Jerry Jemmott is the bass player's bass player. He was first inspired to start playing bass after hearing Paul Chambers, and later Charles Mingus (and Sam Jones, and Percy Heath, and Arvell Shaw, and Ray Brown, and Eddie Jones, and Leroy Vinegar, and Doug Watkins, and Edgar Willis, and Aaron Bell, and Ahmed Abdul-Malik, and John Ore and Wilbur Ware and many others), but quickly moved on to the electric bass and started working more doing soul and R&B. Jaco Pastorius even said "I’m just an imitator man. I’m doing a very bad imitation of Jerry Jemmott." What an amazing cat - the missing link between Paul Chambers and Jaco!
Jemmott's playing on Aretha Franklin's recording of "The Weight" is a perfect example of a line that probably influenced Jaco. More Jaco on Jerry: "He was my idol. That stuttering kind of bass line, bouncing all around the beat but keeping it right in the groove — well, they don’t call Jerry the Groovemaster for nothing.” Jemmott's line on "The Weight" is exactly that 16th-note, syncopated stutter-funk groove.
Some of my favorite things about his playing on this recording:
- Balance between repetition and improvisation: He plays the exact same thing over the I chord every time (until the modulation), but never repeats himself on the IV chord. Totally grounded, and yet totally loose at the same time.

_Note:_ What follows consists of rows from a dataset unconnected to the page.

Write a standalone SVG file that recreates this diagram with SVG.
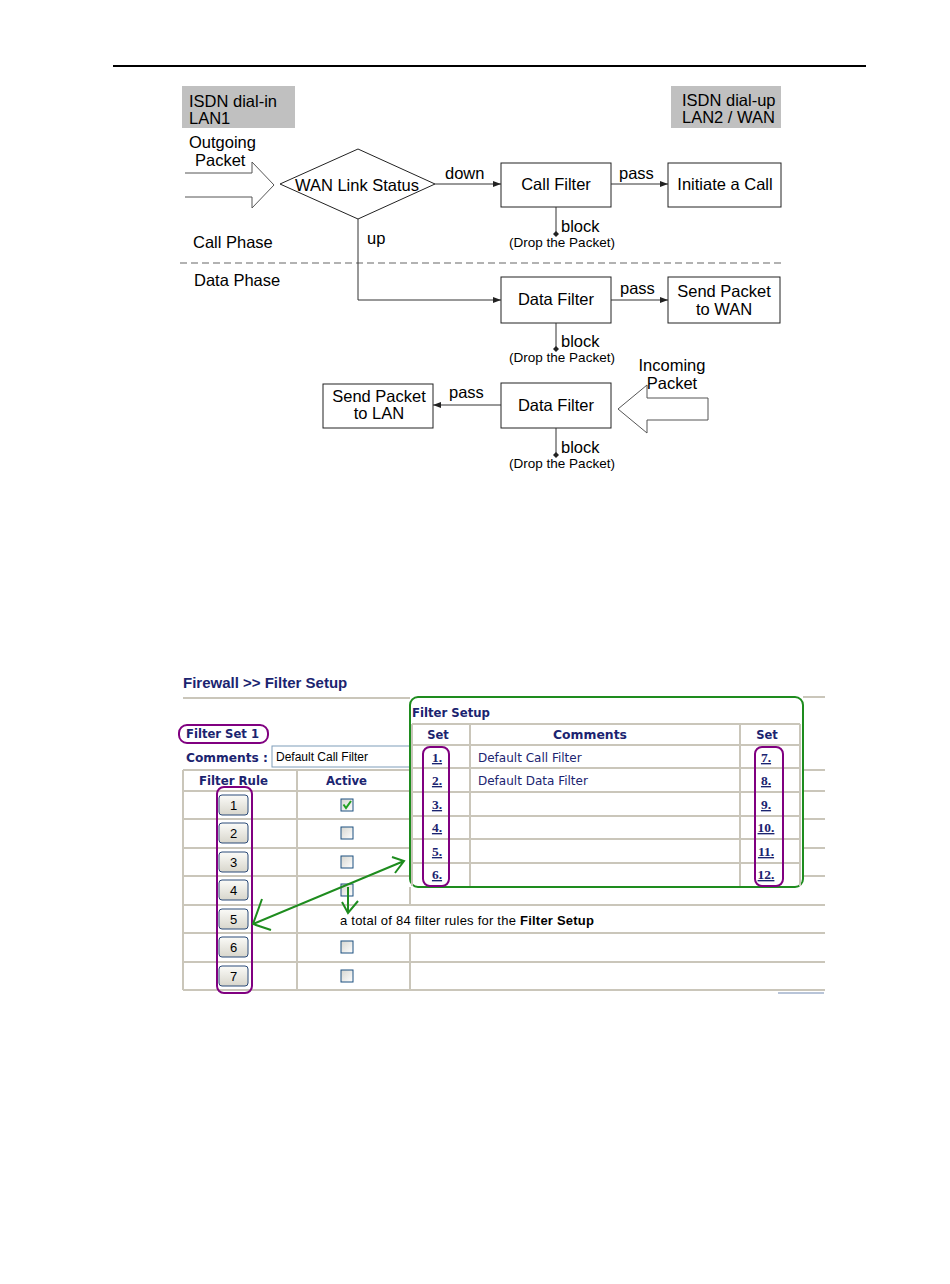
<svg xmlns="http://www.w3.org/2000/svg" width="950" height="1284" viewBox="0 0 950 1284">
<defs>
<style>
.f{font-family:"Liberation Sans",Arial,sans-serif;fill:#000}
.t16{font-size:16.5px}
.t13{font-size:13.5px}
.box{fill:#fff;stroke:#222;stroke-width:1}
.gray{fill:#c0c0c0;stroke:none}
.ln{fill:none;stroke:#333;stroke-width:1}
.v{font-family:"DejaVu Sans",Verdana,sans-serif;fill:#1b2470}
.vb{font-family:"DejaVu Sans",Verdana,sans-serif;font-weight:bold;fill:#1b2470}
.num{font-family:"Liberation Serif","Times New Roman",serif;font-weight:bold;font-size:13.5px;fill:#1b2470;text-decoration:underline}
.tl{stroke:#cac6ba;stroke-width:2;fill:none}
.btn{fill:url(#bg);stroke:#2a4a78;stroke-width:1}
.cb{fill:url(#cg);stroke:#1c5180;stroke-width:1}
.pur{fill:none;stroke:#800080;stroke-width:2}
.grn{fill:none;stroke:#1e8c1e;stroke-width:2}
.bt{font-family:"Liberation Sans",Arial,sans-serif;font-size:13px;fill:#000;text-anchor:middle}
</style>
<marker id="ah" markerWidth="8" markerHeight="6" refX="8" refY="3" orient="auto" markerUnits="userSpaceOnUse"><path d="M0,0 L8,3 L0,6 z" fill="#222"/></marker>
<marker id="dot" markerWidth="6" markerHeight="6" refX="3" refY="3" orient="auto" markerUnits="userSpaceOnUse"><path d="M0,3 L3,0 L6,3 L3,6 z" fill="#222"/></marker>
<linearGradient id="bg" x1="0" y1="0" x2="0" y2="1"><stop offset="0" stop-color="#fbfbf8"/><stop offset="1" stop-color="#d8d6cc"/></linearGradient>
<linearGradient id="cg" x1="0" y1="0" x2="1" y2="1"><stop offset="0" stop-color="#d6d6d0"/><stop offset="1" stop-color="#ffffff"/></linearGradient>
</defs>
<rect width="950" height="1284" fill="#fff"/>
<line x1="113" y1="66" x2="866" y2="66" stroke="#000" stroke-width="2"/>

<!-- Flowchart -->
<g id="lan1">
<rect class="gray" x="182" y="86" width="113" height="42"/>
<text class="f t16" x="189" y="107">ISDN dial-in</text>
<text class="f t16" x="189" y="124">LAN1</text>
</g>
<g id="wan">
<rect class="gray" x="671" y="86" width="110" height="42"/>
<text class="f t16" x="682" y="106">ISDN dial-up</text>
<text class="f t16" x="682" y="123">LAN2 / WAN</text>
</g>
<g id="outgoing">
<polyline points="185,173 252,173 252,162 274,185 252,208 252,197 185,197" fill="#fff" stroke="#555" stroke-width="1"/>
<text class="f t16" x="189" y="148">Outgoing</text>
<text class="f t16" x="195" y="166">Packet</text>
</g>
<g id="status">
<polygon points="280,184 358,149 435,184 358,219" fill="#fff" stroke="#222" stroke-width="1"/>
<text class="f t16" x="357" y="191" text-anchor="middle">WAN Link Status</text>
</g>
<g id="callfilter">
<rect class="box" x="501" y="163" width="110" height="44"/>
<text class="f t16" x="556" y="190" text-anchor="middle">Call Filter</text>
</g>
<g id="initiate">
<rect class="box" x="668" y="163" width="113" height="44"/>
<text class="f t16" x="725" y="190" text-anchor="middle">Initiate a Call</text>
</g>
<g id="datafilter1">
<rect class="box" x="501" y="277" width="110" height="46"/>
<text class="f t16" x="556" y="305" text-anchor="middle">Data Filter</text>
</g>
<g id="sendwan">
<rect class="box" x="668" y="277" width="112" height="46"/>
<text class="f t16" x="724" y="297" text-anchor="middle">Send Packet</text>
<text class="f t16" x="724" y="315" text-anchor="middle">to WAN</text>
</g>
<g id="datafilter2">
<rect class="box" x="501" y="383" width="110" height="45"/>
<text class="f t16" x="556" y="411" text-anchor="middle">Data Filter</text>
</g>
<g id="sendlan">
<rect class="box" x="323" y="384" width="110" height="44"/>
<text class="f t16" x="379" y="402" text-anchor="middle">Send Packet</text>
<text class="f t16" x="379" y="419" text-anchor="middle">to LAN</text>
</g>
<g id="incoming">
<polygon points="708,398 647,398 647,385 618,409 647,433 647,420 708,420" fill="#fff" stroke="#555" stroke-width="1"/>
<text class="f t16" x="672" y="371" text-anchor="middle">Incoming</text>
<text class="f t16" x="672" y="389" text-anchor="middle">Packet</text>
</g>
<g id="phases">
<line x1="180" y1="263" x2="782" y2="263" stroke="#999" stroke-width="1.3" stroke-dasharray="7,4"/>
<text class="f t16" x="193" y="248">Call Phase</text>
<text class="f t16" x="194" y="286">Data Phase</text>
</g>
<g id="connectors">
<line class="ln" x1="435" y1="184" x2="501" y2="184" marker-end="url(#ah)"/>
<text class="f t16" x="445" y="179">down</text>
<line class="ln" x1="611" y1="184" x2="668" y2="184" marker-end="url(#ah)"/>
<text class="f t16" x="619" y="179">pass</text>
<polyline class="ln" points="358,219 358,300 501,300" marker-end="url(#ah)"/>
<text class="f t16" x="367" y="244">up</text>
<line class="ln" x1="611" y1="300" x2="668" y2="300" marker-end="url(#ah)"/>
<text class="f t16" x="620" y="294">pass</text>
<line class="ln" x1="501" y1="405" x2="433" y2="405" marker-end="url(#ah)"/>
<text class="f t16" x="449" y="398">pass</text>
<line class="ln" x1="556" y1="207" x2="556" y2="234" marker-end="url(#dot)"/>
<text class="f t16" x="561" y="232">block</text>
<text class="f t13" x="562" y="247" text-anchor="middle">(Drop the Packet)</text>
<line class="ln" x1="556" y1="323" x2="556" y2="349" marker-end="url(#dot)"/>
<text class="f t16" x="561" y="347">block</text>
<text class="f t13" x="562" y="362" text-anchor="middle">(Drop the Packet)</text>
<line class="ln" x1="556" y1="428" x2="556" y2="455" marker-end="url(#dot)"/>
<text class="f t16" x="561" y="453">block</text>
<text class="f t13" x="562" y="468" text-anchor="middle">(Drop the Packet)</text>
</g>

<!-- Screenshot -->
<g id="screen">
<text x="183" y="688" font-family="Liberation Sans,Arial,sans-serif" font-weight="bold" font-size="15" fill="#1b2470">Firewall &gt;&gt; Filter Setup</text>
<line class="tl" x1="183" y1="698" x2="410" y2="698"/>
<line class="tl" x1="803" y1="697" x2="825" y2="697"/>
<text class="vb" x="186" y="738" font-size="11.5" textLength="73" lengthAdjust="spacingAndGlyphs">Filter Set 1</text>
<text class="vb" x="186" y="762" font-size="12.5" textLength="82" lengthAdjust="spacingAndGlyphs">Comments :</text>
<rect x="272" y="746" width="140" height="21" fill="#fff" stroke="#7f9db9" stroke-width="1"/>
<text x="276" y="761" font-family="Liberation Sans,Arial,sans-serif" font-size="12" fill="#000">Default Call Filter</text>
<path class="tl" d="M183,770H410M183,791H410M183,819H410M183,848H410M183,876H410M183,905H825M183,933H825M183,962H825M183,990H825M803,770H825M803,791H825M803,819H825M803,848H825M803,876H825"/>
<path class="tl" d="M183,770V990M297,770V990M410,887V905M410,933V990"/>
<line x1="778" y1="993" x2="824" y2="993" stroke="#b8c4d8" stroke-width="2"/>
<text class="vb" x="199" y="785" font-size="11.5" textLength="69" lengthAdjust="spacingAndGlyphs">Filter Rule</text>
<text class="vb" x="326" y="785" font-size="11.5" textLength="41" lengthAdjust="spacingAndGlyphs">Active</text>
</g>
<g id="rules">
<rect class="btn" x="219" y="795" width="29" height="20" rx="3"/><text class="bt" x="233.5" y="810">1</text>
<rect class="btn" x="219" y="823" width="29" height="20" rx="3"/><text class="bt" x="233.5" y="838">2</text>
<rect class="btn" x="219" y="852" width="29" height="20" rx="3"/><text class="bt" x="233.5" y="867">3</text>
<rect class="btn" x="219" y="880" width="29" height="20" rx="3"/><text class="bt" x="233.5" y="895">4</text>
<rect class="btn" x="219" y="909" width="29" height="20" rx="3"/><text class="bt" x="233.5" y="924">5</text>
<rect class="btn" x="219" y="937" width="29" height="20" rx="3"/><text class="bt" x="233.5" y="952">6</text>
<rect class="btn" x="219" y="966" width="29" height="20" rx="3"/><text class="bt" x="233.5" y="981">7</text>
<rect class="cb" x="341" y="799" width="12" height="12"/>
<path d="M343.5,804.5 L346,808 L351,801" fill="none" stroke="#21a121" stroke-width="2"/>
<rect class="cb" x="341" y="827" width="12" height="12"/>
<rect class="cb" x="341" y="856" width="12" height="12"/>
<rect class="cb" x="341" y="884" width="12" height="12"/>
<rect class="cb" x="341" y="941" width="12" height="12"/>
<rect class="cb" x="341" y="970" width="12" height="12"/>
<text x="340" y="925" font-family="Liberation Sans,Arial,sans-serif" font-size="13" fill="#000" textLength="254">a total of 84 filter rules for the <tspan font-weight="bold">Filter Setup</tspan></text>
<rect class="pur" x="217" y="787" width="35" height="206" rx="7"/>
<rect class="pur" x="179" y="725" width="89" height="18" rx="8"/>
</g>
<g id="filtersetup">
<rect x="410" y="697" width="393" height="190" rx="8" fill="#fff" stroke="#1e8c1e" stroke-width="2"/>
<text class="vb" x="412" y="717" font-size="11.5" textLength="78" lengthAdjust="spacingAndGlyphs">Filter Setup</text>
<path class="tl" d="M412,724H800M412,745H800M412,768H800M412,792H800M412,816H800M412,839H800M412,863H800M412,724V886M470,724V886M740,724V886M800,724V886"/>
<text class="vb" x="438" y="739" font-size="11.5" text-anchor="middle">Set</text>
<text class="vb" x="590" y="739" font-size="11.5" text-anchor="middle" textLength="74" lengthAdjust="spacingAndGlyphs">Comments</text>
<text class="vb" x="767" y="739" font-size="11.5" text-anchor="middle">Set</text>
<text class="v" x="478" y="762" font-size="12">Default Call Filter</text>
<text class="v" x="478" y="785" font-size="12">Default Data Filter</text>
<text class="num" x="437" y="762" text-anchor="middle">1.</text>
<text class="num" x="437" y="785" text-anchor="middle">2.</text>
<text class="num" x="437" y="809" text-anchor="middle">3.</text>
<text class="num" x="437" y="832" text-anchor="middle">4.</text>
<text class="num" x="437" y="856" text-anchor="middle">5.</text>
<text class="num" x="437" y="879" text-anchor="middle">6.</text>
<text class="num" x="766" y="762" text-anchor="middle">7.</text>
<text class="num" x="766" y="785" text-anchor="middle">8.</text>
<text class="num" x="766" y="809" text-anchor="middle">9.</text>
<text class="num" x="766" y="832" text-anchor="middle">10.</text>
<text class="num" x="766" y="856" text-anchor="middle">11.</text>
<text class="num" x="766" y="879" text-anchor="middle">12.</text>
<rect class="pur" x="423" y="747" width="26" height="139" rx="7"/>
<rect class="pur" x="755" y="747" width="28" height="139" rx="7"/>
</g>
<g id="annotations">
<path class="grn" d="M253,924 L404,861 M262,899 L253,924 L271,930 M392,857 L404,861 L395,873"/>
<path class="grn" stroke-width="2.5" d="M348,887 V913 M342,902 L348,913 L358,901"/>
</g>
</svg>
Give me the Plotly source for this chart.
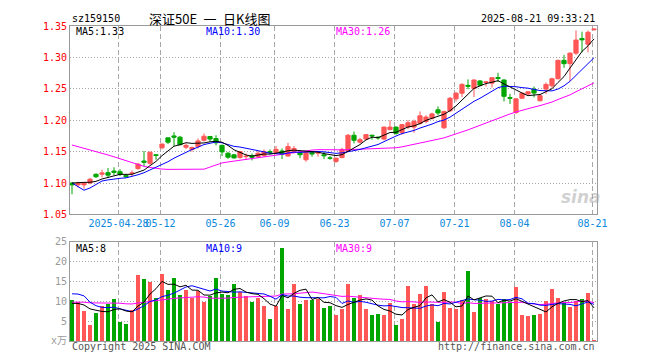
import plotly.graph_objects as go
import pandas as pd

# ---------------- data ----------------
open_ = [1.100, 1.097, 1.097, 1.100, 1.114, 1.114, 1.1165, 1.119, 1.118, 1.112,
         1.115, 1.123, 1.135, 1.1315, 1.145, 1.156, 1.172, 1.175, 1.173, 1.157,
         1.1535, 1.158, 1.168, 1.174, 1.1708, 1.160, 1.1474, 1.1448, 1.1406, 1.142,
         1.143, 1.142, 1.1437, 1.150, 1.1485, 1.151, 1.143, 1.1495, 1.1485, 1.137,
         1.149, 1.1475, 1.145, 1.140, 1.1344, 1.1405, 1.151, 1.176, 1.165, 1.170,
         1.176, 1.173, 1.170, 1.185, 1.189, 1.180, 1.189, 1.189, 1.195, 1.198,
         1.203, 1.2165, 1.188, 1.215, 1.234, 1.243, 1.2555, 1.2505, 1.2625, 1.260,
         1.259, 1.268, 1.264, 1.236, 1.212, 1.235, 1.2417, 1.2495, 1.231, 1.2495,
         1.2547, 1.266, 1.2953, 1.290, 1.3068, 1.330, 1.321, 1.344]
high = [1.101, 1.102, 1.101, 1.108, 1.115, 1.121, 1.124, 1.125, 1.122, 1.114,
        1.120, 1.132, 1.151, 1.150, 1.146, 1.163, 1.172, 1.181, 1.175, 1.163,
        1.158, 1.171, 1.179, 1.175, 1.176, 1.161, 1.1495, 1.146, 1.151, 1.147,
        1.147, 1.151, 1.1536, 1.1536, 1.159, 1.155, 1.164, 1.159, 1.1526, 1.150,
        1.151, 1.151, 1.150, 1.143, 1.140, 1.156, 1.178, 1.182, 1.172, 1.178,
        1.177, 1.174, 1.190, 1.200, 1.190, 1.194, 1.200, 1.201, 1.214, 1.208,
        1.212, 1.222, 1.215, 1.237, 1.245, 1.259, 1.265, 1.265, 1.264, 1.2625,
        1.268, 1.2755, 1.265, 1.242, 1.235, 1.244, 1.246, 1.2537, 1.2417, 1.260,
        1.2677, 1.2964, 1.304, 1.308, 1.343, 1.341, 1.343, 1.346]
low = [1.082, 1.093, 1.091, 1.098, 1.108, 1.109, 1.108, 1.112, 1.111, 1.108,
       1.111, 1.121, 1.126, 1.129, 1.137, 1.154, 1.162, 1.159, 1.160, 1.154,
       1.150, 1.155, 1.166, 1.1656, 1.160, 1.143, 1.1385, 1.139, 1.1385, 1.137,
       1.136, 1.1395, 1.142, 1.146, 1.146, 1.138, 1.142, 1.147, 1.1395, 1.134,
       1.142, 1.142, 1.138, 1.137, 1.132, 1.1395, 1.150, 1.163, 1.163, 1.168,
       1.169, 1.169, 1.168, 1.184, 1.177, 1.177, 1.186, 1.180, 1.193, 1.195,
       1.201, 1.208, 1.186, 1.213, 1.230, 1.237, 1.2495, 1.237, 1.2537, 1.2537,
       1.252, 1.261, 1.230, 1.226, 1.2105, 1.234, 1.240, 1.2365, 1.230, 1.2417,
       1.252, 1.265, 1.2833, 1.2625, 1.304, 1.308, 1.308, 1.343]
close = [1.097, 1.100, 1.100, 1.106, 1.110, 1.116, 1.1125, 1.117, 1.1135, 1.110,
         1.116, 1.130, 1.133, 1.149, 1.144, 1.162, 1.165, 1.173, 1.161, 1.160,
         1.1565, 1.167, 1.1745, 1.170, 1.164, 1.1495, 1.1411, 1.140, 1.150, 1.1425,
         1.141, 1.1474, 1.150, 1.149, 1.1536, 1.146, 1.158, 1.155, 1.145, 1.150,
         1.146, 1.1495, 1.1435, 1.1395, 1.1396, 1.1535, 1.176, 1.168, 1.169, 1.177,
         1.175, 1.172, 1.189, 1.189, 1.179, 1.193, 1.196, 1.198, 1.207, 1.205,
         1.210, 1.2115, 1.214, 1.235, 1.243, 1.257, 1.254, 1.264, 1.2557, 1.261,
         1.2677, 1.2665, 1.238, 1.235, 1.234, 1.243, 1.2453, 1.2432, 1.239, 1.257,
         1.266, 1.2953, 1.290, 1.3068, 1.3276, 1.328, 1.340, 1.345]
volume = [10.3, 9.9, 7.5, 4.1, 7.0, 8.8, 9.4, 10.5, 4.9, 4.2,
          7.8, 16.6, 15.6, 15.0, 11.0, 17.0, 12.8, 15.9, 11.6, 13.0,
          10.9, 12.6, 9.9, 11.4, 15.9, 11.9, 11.7, 14.3, 12.4, 11.4,
          9.9, 10.9, 8.8, 5.5, 8.8, 23.4, 8.0, 14.4, 9.3, 10.3,
          10.3, 10.6, 8.3, 8.8, 6.6, 8.1, 14.3, 11.0, 11.6, 8.1,
          6.6, 6.9, 6.6, 9.6, 4.1, 5.6, 13.8, 9.4, 11.8, 13.8,
          9.4, 4.9, 12.3, 8.4, 8.1, 10.4, 17.6, 7.4, 10.8, 10.6,
          10.1, 9.4, 10.6, 9.6, 13.6, 6.6, 6.4, 6.6, 6.9, 10.1,
          13.1, 10.8, 9.6, 8.6, 10.1, 10.6, 12.1, 0.4]

# history before the window (estimated so the moving averages start where the picture shows)
prior_close = [1.175, 1.178, 1.182, 1.190, 1.195, 1.200, 1.205, 1.210, 1.215, 1.215,
               1.212, 1.208, 1.200, 1.195, 1.188, 1.180, 1.172, 1.168, 1.165, 1.162,
               1.160, 1.155, 1.070, 1.060, 1.055, 1.095, 1.100, 1.105, 1.103]
prior_volume = [9.0, 8.5, 9.2, 8.0, 8.8, 9.5, 8.2, 8.6, 9.0, 8.8,
                9.5, 8.8, 9.2, 8.4, 8.0, 8.6, 9.0, 8.5, 8.2, 9.0,
                10.5, 12.0, 20.0, 16.0, 13.0, 10.0, 9.5, 9.0, 8.7]

tick_idx = [8, 15, 25, 34, 44, 54, 64, 74, 87]
tick_labels = ["2025-04-28", "05-12", "05-26", "06-09", "06-23", "07-07", "07-21", "08-04", "08-21"]
price_ticks = [1.05, 1.10, 1.15, 1.20, 1.25, 1.30, 1.35]
vol_ticks = [0, 5, 10, 15, 20, 25]
vol_tick_labels = ["x万", "5", "10", "15", "20", "25"]
code = "sz159150"
title = "深证50E\u2002一\u2002日K线图"
stamp = "2025-08-21 09:33:21"

# ---------------- derived ----------------
n = len(close)
idx = list(range(n))
cs = pd.Series(prior_close + close)
vs = pd.Series(prior_volume + volume)
k = len(prior_close)
pma = {w: cs.rolling(w).mean().iloc[k:].tolist() for w in (5, 10, 30)}
vma = {w: vs.rolling(w).mean().iloc[k:].tolist() for w in (5, 10, 30)}

RED = "#ff5656"
GREEN = "#00a600"
MA_COL = {5: "#000000", 10: "#0000ff", 30: "#ff00ff"}
MONO = "DejaVu Sans Mono"
CJK = "Noto Sans CJK SC"

bar_cols = [RED if c >= o else GREEN for o, c in zip(open_, close)]

# pixel geometry (screen pixels; the page body adds an 8px offset)
OFF = 8
W, H = 660, 360
L, R, T, B = 70 - OFF, 597 - OFF, 20 - OFF, 341 - OFF
def px(x):
    return (x - OFF - L) / (R - L)
def py(y):
    return (B - (y - OFF)) / (B - T)

fig = go.Figure()
fig.add_trace(go.Candlestick(
    x=idx, open=open_, high=high, low=low, close=close,
    increasing=dict(line=dict(color=RED, width=1), fillcolor=RED),
    decreasing=dict(line=dict(color=GREEN, width=1), fillcolor=GREEN),
    whiskerwidth=0, hoverinfo="skip", xaxis="x", yaxis="y", showlegend=False))
for w in (30, 10, 5):
    fig.add_trace(go.Scatter(x=idx, y=pma[w], mode="lines",
                             line=dict(color=MA_COL[w], width=1),
                             xaxis="x", yaxis="y", showlegend=False, hoverinfo="skip"))

fig.add_trace(go.Bar(x=idx, y=volume, marker=dict(color=bar_cols, line=dict(width=0)),
                     width=0.78, xaxis="x2", yaxis="y2", showlegend=False, hoverinfo="skip"))
for w in (30, 10, 5):
    fig.add_trace(go.Scatter(x=idx, y=vma[w], mode="lines",
                             line=dict(color=MA_COL[w], width=1),
                             xaxis="x2", yaxis="y2", showlegend=False, hoverinfo="skip"))

xr = [-0.333, 87.5]
grid_x = [i - 0.25 for i in tick_idx]
axis_common = dict(showline=True, linecolor="#9a9a9a", linewidth=1, mirror=True,
                   zeroline=False, ticks="")

fig.update_layout(
    width=W, height=H,
    margin=dict(l=L, r=W - R, t=T, b=H - B),
    paper_bgcolor="white", plot_bgcolor="white",
    boxgap=0.3, boxgroupgap=0,
    bargap=0,
    xaxis=dict(domain=[0, 1], range=xr, anchor="y", tickmode="array",
               tickvals=grid_x, ticktext=tick_labels, tickangle=0,
               tickfont=dict(family=MONO, size=10, color="#0a88dd"),
               showgrid=True, gridcolor="#a8a8a8", griddash="5px,3px", gridwidth=1,
               rangeslider=dict(visible=False), **axis_common),
    yaxis=dict(domain=[py(212), 1], range=[1.05, 1.35], tickmode="array",
               tickvals=price_ticks, ticktext=[f"{v:.2f}" for v in price_ticks],
               tickfont=dict(family=MONO, size=10, color="#ff0000"),
               showgrid=True, gridcolor="#a8a8a8", griddash="1px,2px", gridwidth=1,
               **axis_common),
    xaxis2=dict(domain=[0, 1], range=xr, anchor="y2", matches="x", tickmode="array",
                tickvals=grid_x, showticklabels=False,
                showgrid=True, gridcolor="#a8a8a8", griddash="5px,3px", gridwidth=1,
                **axis_common),
    yaxis2=dict(domain=[0, py(240)], range=[0, 25], tickmode="array",
                tickvals=vol_ticks, ticktext=vol_tick_labels,
                tickfont=dict(family=MONO + ", " + CJK, size=10, color="#9a9a9a"),
                showgrid=True, gridcolor="#a8a8a8", griddash="1px,2px", gridwidth=1,
                **axis_common),
)

def note(text, x, y, color="#000000", anchor="left", size=10, family=MONO):
    fig.add_annotation(text=text, xref="paper", yref="paper", x=px(x), y=py(y),
                       xanchor=anchor, yanchor="middle", showarrow=False,
                       font=dict(family=family, size=size, color=color))

note(code, 70, 12)
note(title, 210, 12, anchor="center", size=13, family=CJK)
note(stamp, 597, 12, anchor="right")
note(f"MA5:{pma[5][-1]:.2f}", 74, 26, MA_COL[5])
note(f"MA10:{pma[10][-1]:.2f}", 204, 26, MA_COL[10])
note(f"MA30:{pma[30][-1]:.2f}", 334, 26, MA_COL[30])
note(f"MA5:{int(vma[5][-1])}", 74, 247, MA_COL[5])
note(f"MA10:{int(vma[10][-1])}", 204, 247, MA_COL[10])
note(f"MA30:{int(vma[30][-1])}", 334, 247, MA_COL[30])
note("Copyright 2025 SINA.COM", 70, 347, "#555555")
note("http://finance.sina.com.cn", 597, 347, "#555555", anchor="right")
fig.add_annotation(text="<b><i>sina</i></b>", xref="paper", yref="paper",
                   x=px(581), y=py(194), xanchor="center", yanchor="middle",
                   showarrow=False, font=dict(family="DejaVu Sans", size=17,
                                              color="rgba(170,170,170,0.55)"))

fig.write_html("out.html")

- Compositional playing: Jemmott uses range in a very clever way to build momentum throughout the song. In the first two verses, he never hits an octave on either chord. By the third verse, as the song starts to build, he starts hitting octaves on the IV chord. And after the modulation, the song really takes off as he starts adding the octave on the I chord as well. (Note that now he has a new line over the I chord, but he doesn't vary this new line, following the rule he set for himself at the beginning of the tune.)